● What the exercise asks
Transcribe the listing verbatim. Do not carry over any pictures.

=== Material to process ===

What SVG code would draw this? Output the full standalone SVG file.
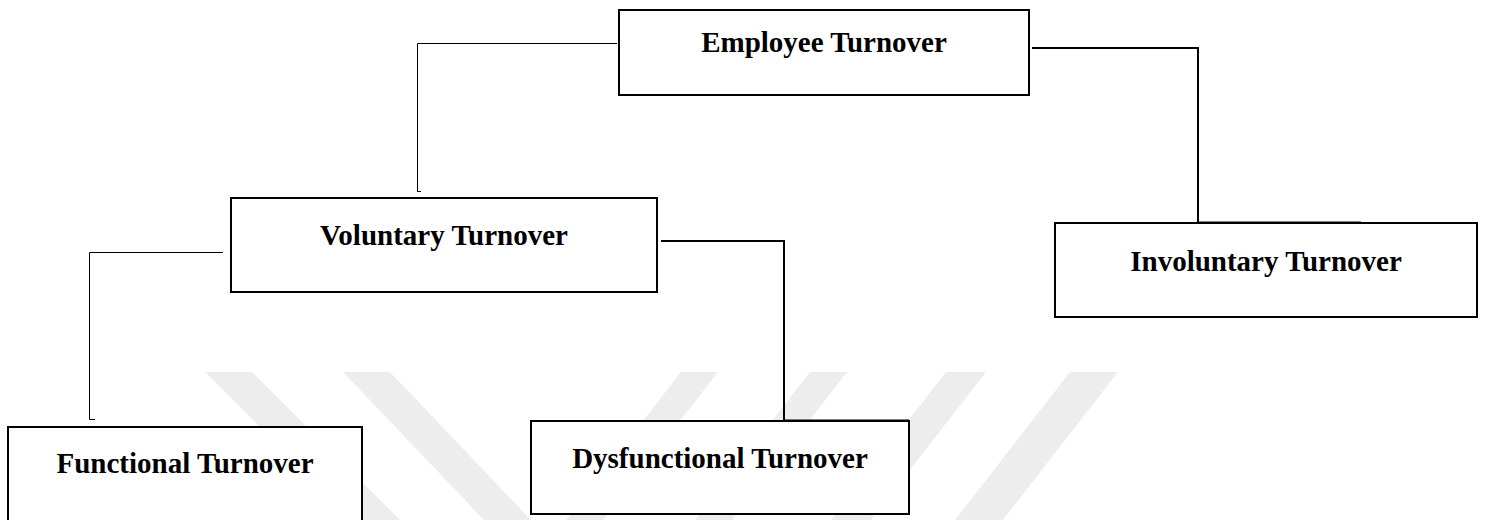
<svg xmlns="http://www.w3.org/2000/svg" width="1486" height="520" viewBox="0 0 1486 520">
<style>
.box{fill:#fff;stroke:#000;stroke-width:2}
.lbl{font-family:"Liberation Serif","Times New Roman",serif;font-weight:bold;font-size:29px;fill:#000;text-anchor:middle}
.thin{fill:none;stroke:#000;stroke-width:1}
.thick{fill:none;stroke:#000;stroke-width:2}
.wm{fill:#ededed}
</style>
<rect width="1486" height="520" fill="#fff"/>
<g id="watermark">
<polygon class="wm" points="205,372 252,372 400,520 353,520"/>
<polygon class="wm" points="343,372 390,372 531,520 484,520"/>
<polygon class="wm" points="681,372 718,372 603,520 566,520"/>
<polygon class="wm" points="810,372 847,372 732,520 695,520"/>
<polygon class="wm" points="946,372 986,372 871,520 831,520"/>
<polygon class="wm" points="1070,372 1118,372 1003,520 955,520"/>
</g>
<g id="connectors">
<polyline class="thin" points="617,43.5 417.5,43.5 417.5,191.5 421,191.5"/>
<polyline class="thick" points="1032,48 1198,48 1198,223"/>
<line x1="1198" y1="223" x2="1361" y2="223" stroke="#000" stroke-width="3"/>
<polyline class="thin" points="223,252.5 89.5,252.5 89.5,419.5 95,419.5"/>
<polyline class="thick" points="661,241 784,241 784,421"/>
<line x1="784" y1="421" x2="909" y2="421" stroke="#000" stroke-width="3"/>
</g>
<g id="employee">
<rect class="box" x="619" y="10" width="410" height="85"/>
<text class="lbl" x="824" y="52">Employee Turnover</text>
</g>
<g id="voluntary">
<rect class="box" x="231" y="198" width="426" height="94"/>
<text class="lbl" x="444" y="245">Voluntary Turnover</text>
</g>
<g id="involuntary">
<rect class="box" x="1055" y="223" width="422" height="94"/>
<text class="lbl" x="1266" y="271">Involuntary Turnover</text>
</g>
<g id="functional">
<rect class="box" x="8" y="427" width="354" height="100"/>
<text class="lbl" x="185" y="473">Functional Turnover</text>
</g>
<g id="dysfunctional">
<rect class="box" x="531" y="421" width="378" height="93"/>
<text class="lbl" x="720" y="468">Dysfunctional Turnover</text>
</g>
</svg>
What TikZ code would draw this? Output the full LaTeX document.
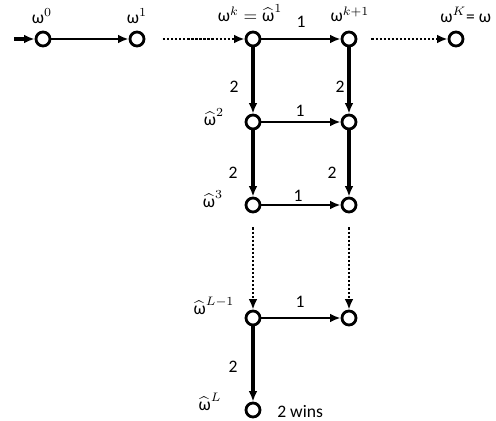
\documentclass[tikz,border=0pt]{standalone}
\usepackage{amsmath}
\usepackage{fontspec}
\setmainfont{Carlito}
\usetikzlibrary{arrows.meta}
\tikzset{
  >={Latex[length=6pt,width=5pt]},
  vertex/.style = {circle, draw, line width=1.6pt, fill=white,
                   inner sep=0, minimum size=2.8mm},
  hop/.style = {draw, ->, line width=1.25pt},
  drop/.style = {draw, ->, line width=1.9pt},
  skip/.style = {draw, ->, line width=1.5pt, dash pattern=on 1.3pt off 1pt},
  tag/.style = {font=\fontsize{10}{12}\selectfont, inner sep=0pt},
  weight/.style = {font=\fontsize{10}{12}\selectfont, inner sep=0pt},
}
\newcommand{\om}{\text{ω}}
\newcommand{\omhat}{\widehat{\text{ω}}}

\begin{document}
\begin{tikzpicture}[x=0.02cm, y=-0.02cm]
\useasboundingbox (0,0) rectangle (496,420);

% main row
\coordinate (in) at (14,39);
\node[vertex] (w0)  at (43,39)  {};
\node[vertex] (w1)  at (137,39) {};
\node[vertex] (wk)  at (253,39) {};
\node[vertex] (wk1) at (349,39) {};
\node[vertex] (wK)  at (456,39) {};

% ladder
\node[vertex] (h2)  at (253,122) {};
\node[vertex] (r2)  at (349,122) {};
\node[vertex] (h3)  at (253,205) {};
\node[vertex] (r3)  at (349,205) {};
\node[vertex] (hL1) at (253,318) {};
\node[vertex] (rL1) at (349,318) {};
\node[vertex] (hL)  at (253,410) {};

% edges
\draw[drop, line width=2.4pt] (in) -- (w0);
\draw[hop] (w0) -- (w1);
\draw[skip, shorten <=10pt] (w1) -- (wk);
\draw[hop] (wk) -- (wk1);
\draw[skip, shorten <=8pt] (wk1) -- (wK);

\draw[drop] (wk) -- (h2);
\draw[drop] (wk1) -- (r2);
\draw[hop] (h2) -- (r2);
\draw[drop] (h2) -- (h3);
\draw[drop] (r2) -- (r3);
\draw[hop] (h3) -- (r3);
\draw[skip, shorten <=8pt] (h3) -- (hL1);
\draw[skip, shorten <=8pt] (r3) -- (rL1);
\draw[hop] (hL1) -- (rL1);
\draw[drop] (hL1) -- (hL);

% labels
\node[tag] (t0)   at (42,16)  {$\om^{0}$};
\node[tag] (t1)   at (137,16) {$\om^{1}$};
\node[tag] (tk)   at (250,13) {$\om^{k}=\omhat^{1}$};
\node[tag] (tk1)  at (350,14) {$\om^{k+1}$};
\node[tag, anchor=west] (tK) at (440,15) {$\om^{K}$= ω};
\node[tag] (t2)   at (214,117) {$\omhat^{2}$};
\node[tag] (t3)   at (213,199) {$\omhat^{3}$};
\node[tag] (tL1)  at (214,306) {$\omhat^{L-1}$};
\node[tag] (tL)   at (210,402) {$\omhat^{L}$};
\node[weight, anchor=west] (win) at (277,412) {2 wins};

\node[weight] (a1) at (301,22)  {1};
\node[weight] (a2) at (300,111) {1};
\node[weight] (a3) at (298,196) {1};
\node[weight] (a4) at (300,302) {1};
\node[weight] (b1) at (234,87)  {2};
\node[weight] (c1) at (340,87)  {2};
\node[weight] (b2) at (233,173) {2};
\node[weight] (c2) at (332,173) {2};
\node[weight] (b3) at (233,367) {2};
\end{tikzpicture}
\end{document}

===

● Output below
What SVG code would draw this? Output the full standalone SVG file.
<svg xmlns="http://www.w3.org/2000/svg" width="1486" height="520" viewBox="0 0 1486 520">
<style>
.box{fill:#fff;stroke:#000;stroke-width:2}
.lbl{font-family:"Liberation Serif","Times New Roman",serif;font-weight:bold;font-size:29px;fill:#000;text-anchor:middle}
.thin{fill:none;stroke:#000;stroke-width:1}
.thick{fill:none;stroke:#000;stroke-width:2}
.wm{fill:#ededed}
</style>
<rect width="1486" height="520" fill="#fff"/>
<g id="watermark">
<polygon class="wm" points="205,372 252,372 400,520 353,520"/>
<polygon class="wm" points="343,372 390,372 531,520 484,520"/>
<polygon class="wm" points="681,372 718,372 603,520 566,520"/>
<polygon class="wm" points="810,372 847,372 732,520 695,520"/>
<polygon class="wm" points="946,372 986,372 871,520 831,520"/>
<polygon class="wm" points="1070,372 1118,372 1003,520 955,520"/>
</g>
<g id="connectors">
<polyline class="thin" points="617,43.5 417.5,43.5 417.5,191.5 421,191.5"/>
<polyline class="thick" points="1032,48 1198,48 1198,223"/>
<line x1="1198" y1="223" x2="1361" y2="223" stroke="#000" stroke-width="3"/>
<polyline class="thin" points="223,252.5 89.5,252.5 89.5,419.5 95,419.5"/>
<polyline class="thick" points="661,241 784,241 784,421"/>
<line x1="784" y1="421" x2="909" y2="421" stroke="#000" stroke-width="3"/>
</g>
<g id="employee">
<rect class="box" x="619" y="10" width="410" height="85"/>
<text class="lbl" x="824" y="52">Employee Turnover</text>
</g>
<g id="voluntary">
<rect class="box" x="231" y="198" width="426" height="94"/>
<text class="lbl" x="444" y="245">Voluntary Turnover</text>
</g>
<g id="involuntary">
<rect class="box" x="1055" y="223" width="422" height="94"/>
<text class="lbl" x="1266" y="271">Involuntary Turnover</text>
</g>
<g id="functional">
<rect class="box" x="8" y="427" width="354" height="100"/>
<text class="lbl" x="185" y="473">Functional Turnover</text>
</g>
<g id="dysfunctional">
<rect class="box" x="531" y="421" width="378" height="93"/>
<text class="lbl" x="720" y="468">Dysfunctional Turnover</text>
</g>
</svg>
What TikZ code would draw this? Output the full LaTeX document.
\documentclass[tikz,border=0pt]{standalone}
\usepackage{amsmath}
\usepackage{fontspec}
\setmainfont{Carlito}
\usetikzlibrary{arrows.meta}
\tikzset{
  >={Latex[length=6pt,width=5pt]},
  vertex/.style = {circle, draw, line width=1.6pt, fill=white,
                   inner sep=0, minimum size=2.8mm},
  hop/.style = {draw, ->, line width=1.25pt},
  drop/.style = {draw, ->, line width=1.9pt},
  skip/.style = {draw, ->, line width=1.5pt, dash pattern=on 1.3pt off 1pt},
  tag/.style = {font=\fontsize{10}{12}\selectfont, inner sep=0pt},
  weight/.style = {font=\fontsize{10}{12}\selectfont, inner sep=0pt},
}
\newcommand{\om}{\text{ω}}
\newcommand{\omhat}{\widehat{\text{ω}}}

\begin{document}
\begin{tikzpicture}[x=0.02cm, y=-0.02cm]
\useasboundingbox (0,0) rectangle (496,420);

% main row
\coordinate (in) at (14,39);
\node[vertex] (w0)  at (43,39)  {};
\node[vertex] (w1)  at (137,39) {};
\node[vertex] (wk)  at (253,39) {};
\node[vertex] (wk1) at (349,39) {};
\node[vertex] (wK)  at (456,39) {};

% ladder
\node[vertex] (h2)  at (253,122) {};
\node[vertex] (r2)  at (349,122) {};
\node[vertex] (h3)  at (253,205) {};
\node[vertex] (r3)  at (349,205) {};
\node[vertex] (hL1) at (253,318) {};
\node[vertex] (rL1) at (349,318) {};
\node[vertex] (hL)  at (253,410) {};

% edges
\draw[drop, line width=2.4pt] (in) -- (w0);
\draw[hop] (w0) -- (w1);
\draw[skip, shorten <=10pt] (w1) -- (wk);
\draw[hop] (wk) -- (wk1);
\draw[skip, shorten <=8pt] (wk1) -- (wK);

\draw[drop] (wk) -- (h2);
\draw[drop] (wk1) -- (r2);
\draw[hop] (h2) -- (r2);
\draw[drop] (h2) -- (h3);
\draw[drop] (r2) -- (r3);
\draw[hop] (h3) -- (r3);
\draw[skip, shorten <=8pt] (h3) -- (hL1);
\draw[skip, shorten <=8pt] (r3) -- (rL1);
\draw[hop] (hL1) -- (rL1);
\draw[drop] (hL1) -- (hL);

% labels
\node[tag] (t0)   at (42,16)  {$\om^{0}$};
\node[tag] (t1)   at (137,16) {$\om^{1}$};
\node[tag] (tk)   at (250,13) {$\om^{k}=\omhat^{1}$};
\node[tag] (tk1)  at (350,14) {$\om^{k+1}$};
\node[tag, anchor=west] (tK) at (440,15) {$\om^{K}$= ω};
\node[tag] (t2)   at (214,117) {$\omhat^{2}$};
\node[tag] (t3)   at (213,199) {$\omhat^{3}$};
\node[tag] (tL1)  at (214,306) {$\omhat^{L-1}$};
\node[tag] (tL)   at (210,402) {$\omhat^{L}$};
\node[weight, anchor=west] (win) at (277,412) {2 wins};

\node[weight] (a1) at (301,22)  {1};
\node[weight] (a2) at (300,111) {1};
\node[weight] (a3) at (298,196) {1};
\node[weight] (a4) at (300,302) {1};
\node[weight] (b1) at (234,87)  {2};
\node[weight] (c1) at (340,87)  {2};
\node[weight] (b2) at (233,173) {2};
\node[weight] (c2) at (332,173) {2};
\node[weight] (b3) at (233,367) {2};
\end{tikzpicture}
\end{document}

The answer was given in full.